Kellogg's voluntarily recalls Honey Smacks cereal over possible salmonella contamination

Salmonella outbreak linked to breakfast cereal

Kellogg Company announced Thursday it is voluntarily recalling certain boxes of Honey Smacks cereal for what it's calling a possible health risk because the product may be contaminated with salmonella. The recall comes after warnings from the Centers for Disease Control and Prevention and the U.S. Food and Drug Administration that the product likely sickened 73 people in 31 states, including 24 hospitalizations.

There have been no deaths reported so far.

The FDA says that the recalled products were distributed across the U.S. and were also sold in Guam, Saipan, Costa Rica, Guatemala, Mexico, the Caribbean and Tahiti.

180614-kelloggs-honey-smacks-recall-product-label.jpg
A look at the product and product codes associated with the voluntary recall.

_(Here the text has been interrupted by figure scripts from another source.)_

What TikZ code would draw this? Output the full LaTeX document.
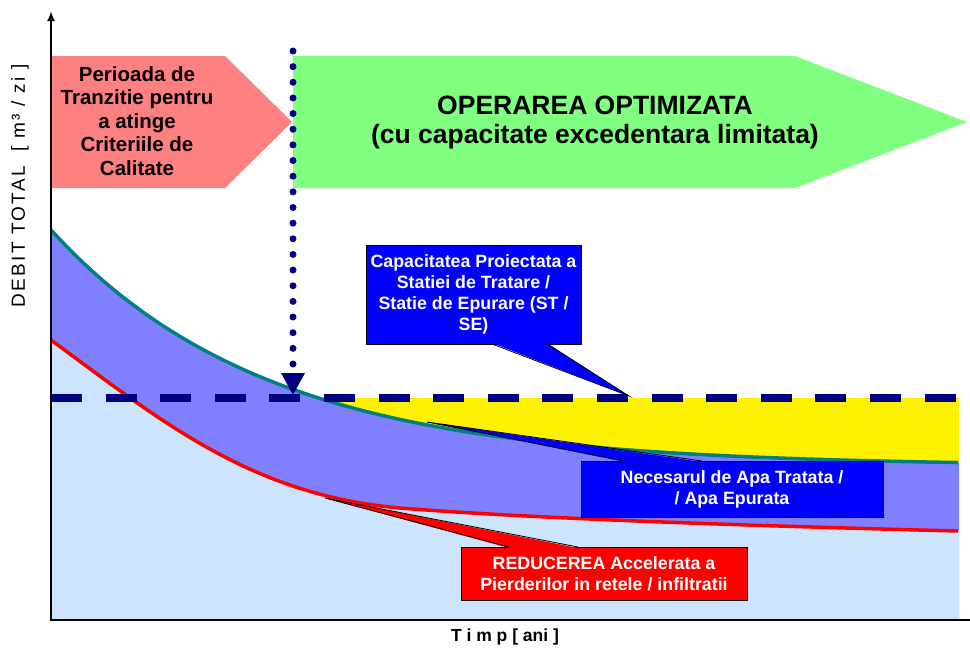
\documentclass[tikz,border=0pt]{standalone}
\usepackage{fontspec}
\setmainfont{Liberation Sans}
\newfontfamily\spacedfont[LetterSpace=12]{Liberation Sans}
\usetikzlibrary{arrows.meta}

\definecolor{pinkfill}{RGB}{255,128,128}
\definecolor{greenfill}{RGB}{128,255,128}
\definecolor{violetfill}{RGB}{128,128,255}
\definecolor{lightbluefill}{RGB}{204,228,252}
\definecolor{navyline}{RGB}{0,0,128}
\definecolor{tealline}{RGB}{0,128,128}

\begin{document}
\begin{tikzpicture}[
    x=1pt, y=-1pt,
    axisline/.style={line width=2.5pt, draw=black},
    phasetext/.style={font=\bfseries\fontsize{20.5}{23.5}\selectfont, align=center, inner sep=0pt},
    titletext/.style={font=\bfseries\fontsize{26.5}{29}\selectfont, align=center, inner sep=0pt},
    calloutbox/.style={rectangle, draw=black, line width=1pt, outer sep=0pt, inner sep=0pt, text=white, align=center, font=\bfseries\fontsize{17.8}{21}\selectfont},
    pointer/.style={draw=black, line width=0.8pt},
    curveline/.style={line width=3.5pt},
    capline/.style={draw=navyline, line width=8pt, dash pattern=on 31pt off 23.6pt},
    dotline/.style={draw=navyline, line width=7pt, line cap=round, dash pattern=on 0pt off 15.65pt}
]
\useasboundingbox (0,0) rectangle (970,648);

% ============ AREAS ============
\fill[yellow] (300,398) rectangle (959,470);
\fill[violetfill] (51,620) -- plot[domain=51:959, samples=90] (\x,{466-236*exp(-(\x-51)/215)}) -- (959,620) -- cycle;
\fill[lightbluefill] (51,620) -- (51,340) .. controls (160,420) and (250,495) .. (400,508) .. controls (550,520) and (800,527) .. (959,531) -- (959,620) -- cycle;

\draw[curveline, draw=tealline] plot[domain=51:958, samples=90] (\x,{466-236*exp(-(\x-51)/215)});
\draw[curveline, draw=red] (51,340) .. controls (160,420) and (250,495) .. (400,508) .. controls (550,520) and (800,527) .. (958,531);

% design capacity
\coordinate (capstart) at (51,398);
\coordinate (capend) at (959,398);
\draw[capline] (capstart) -- (capend);

% ============ PHASES ============
\fill[pinkfill] (51,56) -- (225,56) -- (292,122) -- (225,188) -- (51,188) -- cycle;
\fill[greenfill] (293,56) -- (795,56) -- (967,122) -- (795,188) -- (293,188) -- cycle;
\node[phasetext] (transtext) at (137,121) {Perioada de\\Tranzitie pentru\\a atinge\\Criteriile de\\Calitate};
\node[titletext] (opttext) at (595,122) {OPERAREA OPTIMIZATA\\(cu capacitate excedentara limitata)};

% switch-over marker
\coordinate (droptop) at (293,51);
\coordinate (dropend) at (293,366);
\coordinate (dropbase) at (293,373);
\coordinate (droptip) at (293,395);
\draw[dotline] (droptop) -- (dropend);
\fill[navyline] ([xshift=-12pt]dropbase) -- ([xshift=12pt]dropbase) -- (droptip) -- cycle;

% ============ AXES ============
\coordinate (origin) at (51,620);
\coordinate (ytop) at (51,11);
\coordinate (xend) at (970,620);
\draw[axisline] ([xshift=-1.25pt]origin) -- (xend);
\draw[axisline, -{Latex[length=10pt, width=8pt]}] (origin) -- (ytop);
\node[rotate=90, font=\spacedfont\fontsize{19}{22}\selectfont] (ylabel) at (20,186) {DEBIT TOTAL\ \ [ m³ / zi ]};
\node[font=\bfseries\fontsize{17.5}{20}\selectfont] (xlabel) at (505,637) {T i m p [ ani ]};

% ============ CALLOUTS ============
\node[calloutbox, fill=blue, minimum width=215pt, minimum height=99pt] (capbox) at (473.5,294.5) {Capacitatea Proiectata a\\Statiei de Tratare /\\Statie de Epurare (ST /\\SE)};
\coordinate (captip) at (629,396);
\fill[blue] ([xshift=18.5pt, yshift=1pt]capbox.south) -- (captip) -- ([xshift=73.5pt, yshift=1pt]capbox.south) -- cycle;
\draw[pointer] ([xshift=18.5pt]capbox.south) -- (captip) -- ([xshift=73.5pt]capbox.south);

\node[calloutbox, fill=blue, minimum width=302pt, minimum height=56pt] (needbox) at (732,489) {Necesarul de Apa Tratata /\\/ Apa Epurata};
\coordinate (needtip) at (427,422);
\fill[blue] ([xshift=-107pt, yshift=-1pt]needbox.north) -- (needtip) -- ([xshift=-30pt, yshift=-1pt]needbox.north) -- cycle;
\draw[pointer] ([xshift=-107pt]needbox.north) -- (needtip) -- ([xshift=-30pt]needbox.north);

\node[calloutbox, fill=red, minimum width=286pt, minimum height=53pt] (lossbox) at (604,573.5) {REDUCEREA Accelerata a\\Pierderilor in retele / infiltratii};
\coordinate (losstip) at (325,498);
\fill[red] ([xshift=-95pt, yshift=-1pt]lossbox.north) -- (losstip) -- ([xshift=-26pt, yshift=-1pt]lossbox.north) -- cycle;
\draw[pointer] ([xshift=-95pt]lossbox.north) -- (losstip) -- ([xshift=-26pt]lossbox.north);

\end{tikzpicture}
\end{document}
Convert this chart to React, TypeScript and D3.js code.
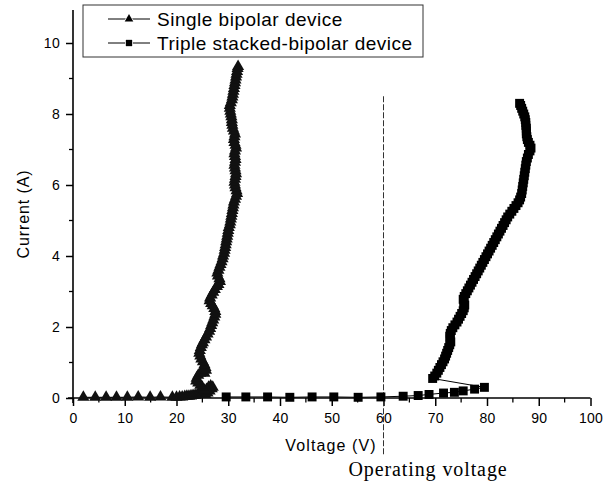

FDA

The FDA has provided information on the recalled products as seen in the table below:

Description (Retail)

UPC Code

Size

BEST if Used By Date

Honey Smacks (with limited distribution outside the U.S.)

3800039103

15.3 oz

JUN 14, 2018 through JUN 14, 2019

Honey Smacks

3800014810

23 oz

JUN 14, 2018 through JUN 14, 2019

The company said it's investigating a third-party manufacturer that produces the cereal. The FDA is also inspecting the facility that manufactures that specific cereal to collect additional information.

Kellogg says consumers should discard the affected product and contact them for a full refund: 1-800-962-1413 or by visiting this website

Symptoms of salmonella

The FDA says most people infected with salmonella develop diarrhea, fever and abdominal cramps and the illness usually lasts four to seven days -- and most people recover without treatment.

The illness can cause serious and fatal infections in children, elderly and those with weakened immune systems.

In rare circumstances, infection with salmonella can result in the organism getting into the bloodstream and producing more severe illnesses, according to the FDA.